▶ [DIRECTIVE]: Write out each line of the listing as it stands, without the images.

▶ [SOURCE MATERIAL]:
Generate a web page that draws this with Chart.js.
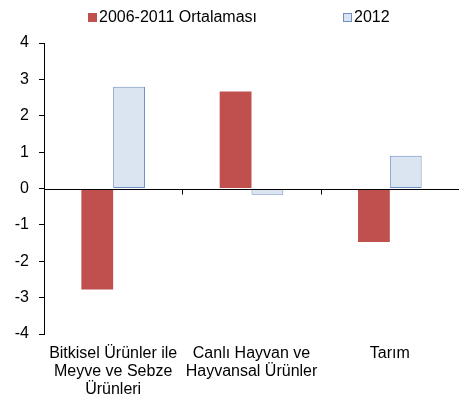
<!DOCTYPE html>
<html>
<head>
<meta charset="utf-8">
<script src="https://cdn.jsdelivr.net/npm/chart.js@4"></script>
<style>
  html, body { margin: 0; padding: 0; background: #fff; overflow: hidden; }
</style>
</head>
<body>
<canvas id="chart" width="459" height="403"></canvas>
<script>
const categories = [
  ["Bitkisel Ürünler ile", "Meyve ve Sebze", "Ürünleri"],
  ["Canlı Hayvan ve", "Hayvansal Ürünler"],
  ["Tarım"]
];
const seriesNames = ["2006-2011 Ortalaması", "2012"];
const avgValues = [-2.78, 2.67, -1.47];
const values2012 = [2.8, -0.17, 0.9];
const yTicks = [-4, -3, -2, -1, 0, 1, 2, 3, 4];

const FONT = "'Liberation Sans', Arial, sans-serif";
Chart.defaults.font.family = FONT;
Chart.defaults.font.size = 16;
Chart.defaults.color = "#000";

// legend drawn by hand so the spacing matches the original
const legendPlugin = {
  id: "topLegend",
  afterDraw(chart) {
    const ctx = chart.ctx;
    ctx.save();
    ctx.font = "16px " + FONT;
    ctx.textBaseline = "middle";
    let x = 88;
    const y = 18;
    chart.data.datasets.forEach((ds) => {
      ctx.fillStyle = ds.backgroundColor;
      ctx.fillRect(x, y - 5, 9, 9);
      if (ds.borderWidth) {
        ctx.strokeStyle = ds.borderColor;
        ctx.lineWidth = 1;
        ctx.strokeRect(x + 0.5, y - 4.5, 8, 8);
      }
      ctx.fillStyle = "#000";
      ctx.fillText(ds.label, x + 11, y);
      x += 11 + ctx.measureText(ds.label).width + 86;
    });
    ctx.restore();
  }
};

// horizontal axis line at zero with small ticks between categories
const zeroAxisPlugin = {
  id: "zeroAxis",
  afterDatasetsDraw(chart) {
    const { ctx, chartArea, scales } = chart;
    const y0 = Math.round(scales.y.getPixelForValue(0)) + 0.5;
    const step = (chartArea.right - chartArea.left) / categories.length;
    ctx.save();
    ctx.strokeStyle = "#000";
    ctx.lineWidth = 1;
    ctx.beginPath();
    ctx.moveTo(chartArea.left, y0);
    ctx.lineTo(chartArea.right, y0);
    for (let i = 1; i <= categories.length; i++) {
      const x = Math.round(chartArea.left + step * i) + 0.5;
      ctx.moveTo(x, y0);
      ctx.lineTo(x, y0 + 5);
    }
    ctx.stroke();
    ctx.restore();
  }
};

new Chart(document.getElementById("chart"), {
  type: "bar",
  data: {
    labels: categories,
    datasets: [
      {
        label: seriesNames[0],
        data: avgValues,
        backgroundColor: "#C0504D",
        borderWidth: 0
      },
      {
        label: seriesNames[1],
        data: values2012,
        backgroundColor: "#DBE5F1",
        borderColor: "#6F8FC3",
        borderWidth: 1,
        borderSkipped: false
      }
    ]
  },
  options: {
    responsive: false,
    animation: false,
    categoryPercentage: 0.46,
    barPercentage: 1,
    layout: { padding: { top: 43, right: -4, bottom: 0, left: 0 } },
    plugins: { legend: { display: false }, tooltip: { enabled: false } },
    scales: {
      x: {
        grid: { display: false, drawTicks: false },
        border: { display: false },
        ticks: {
          padding: 10,
          maxRotation: 0,
          autoSkip: false,
          font: { size: 16, lineHeight: 1.15 }
        },
        afterFit: (s) => { s.height = 69; }
      },
      y: {
        min: -4,
        max: 4,
        afterBuildTicks: (s) => { s.ticks = yTicks.map((v) => ({ value: v })); },
        ticks: { padding: 10, font: { size: 16 } },
        grid: { drawOnChartArea: false, tickLength: 5, tickColor: "#000" },
        border: { color: "#000" },
        afterFit: (s) => { s.width = 44; }
      }
    }
  },
  plugins: [zeroAxisPlugin, legendPlugin]
});
</script>
</body>
</html>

▶ [WRITTEN REPLY]:
Generate a web page that draws this with Chart.js.
<!DOCTYPE html>
<html>
<head>
<meta charset="utf-8">
<script src="https://cdn.jsdelivr.net/npm/chart.js@4"></script>
<style>
  html, body { margin: 0; padding: 0; background: #fff; overflow: hidden; }
</style>
</head>
<body>
<canvas id="chart" width="459" height="403"></canvas>
<script>
const categories = [
  ["Bitkisel Ürünler ile", "Meyve ve Sebze", "Ürünleri"],
  ["Canlı Hayvan ve", "Hayvansal Ürünler"],
  ["Tarım"]
];
const seriesNames = ["2006-2011 Ortalaması", "2012"];
const avgValues = [-2.78, 2.67, -1.47];
const values2012 = [2.8, -0.17, 0.9];
const yTicks = [-4, -3, -2, -1, 0, 1, 2, 3, 4];

const FONT = "'Liberation Sans', Arial, sans-serif";
Chart.defaults.font.family = FONT;
Chart.defaults.font.size = 16;
Chart.defaults.color = "#000";

// legend drawn by hand so the spacing matches the original
const legendPlugin = {
  id: "topLegend",
  afterDraw(chart) {
    const ctx = chart.ctx;
    ctx.save();
    ctx.font = "16px " + FONT;
    ctx.textBaseline = "middle";
    let x = 88;
    const y = 18;
    chart.data.datasets.forEach((ds) => {
      ctx.fillStyle = ds.backgroundColor;
      ctx.fillRect(x, y - 5, 9, 9);
      if (ds.borderWidth) {
        ctx.strokeStyle = ds.borderColor;
        ctx.lineWidth = 1;
        ctx.strokeRect(x + 0.5, y - 4.5, 8, 8);
      }
      ctx.fillStyle = "#000";
      ctx.fillText(ds.label, x + 11, y);
      x += 11 + ctx.measureText(ds.label).width + 86;
    });
    ctx.restore();
  }
};

// horizontal axis line at zero with small ticks between categories
const zeroAxisPlugin = {
  id: "zeroAxis",
  afterDatasetsDraw(chart) {
    const { ctx, chartArea, scales } = chart;
    const y0 = Math.round(scales.y.getPixelForValue(0)) + 0.5;
    const step = (chartArea.right - chartArea.left) / categories.length;
    ctx.save();
    ctx.strokeStyle = "#000";
    ctx.lineWidth = 1;
    ctx.beginPath();
    ctx.moveTo(chartArea.left, y0);
    ctx.lineTo(chartArea.right, y0);
    for (let i = 1; i <= categories.length; i++) {
      const x = Math.round(chartArea.left + step * i) + 0.5;
      ctx.moveTo(x, y0);
      ctx.lineTo(x, y0 + 5);
    }
    ctx.stroke();
    ctx.restore();
  }
};

new Chart(document.getElementById("chart"), {
  type: "bar",
  data: {
    labels: categories,
    datasets: [
      {
        label: seriesNames[0],
        data: avgValues,
        backgroundColor: "#C0504D",
        borderWidth: 0
      },
      {
        label: seriesNames[1],
        data: values2012,
        backgroundColor: "#DBE5F1",
        borderColor: "#6F8FC3",
        borderWidth: 1,
        borderSkipped: false
      }
    ]
  },
  options: {
    responsive: false,
    animation: false,
    categoryPercentage: 0.46,
    barPercentage: 1,
    layout: { padding: { top: 43, right: -4, bottom: 0, left: 0 } },
    plugins: { legend: { display: false }, tooltip: { enabled: false } },
    scales: {
      x: {
        grid: { display: false, drawTicks: false },
        border: { display: false },
        ticks: {
          padding: 10,
          maxRotation: 0,
          autoSkip: false,
          font: { size: 16, lineHeight: 1.15 }
        },
        afterFit: (s) => { s.height = 69; }
      },
      y: {
        min: -4,
        max: 4,
        afterBuildTicks: (s) => { s.ticks = yTicks.map((v) => ({ value: v })); },
        ticks: { padding: 10, font: { size: 16 } },
        grid: { drawOnChartArea: false, tickLength: 5, tickColor: "#000" },
        border: { color: "#000" },
        afterFit: (s) => { s.width = 44; }
      }
    }
  },
  plugins: [zeroAxisPlugin, legendPlugin]
});
</script>
</body>
</html>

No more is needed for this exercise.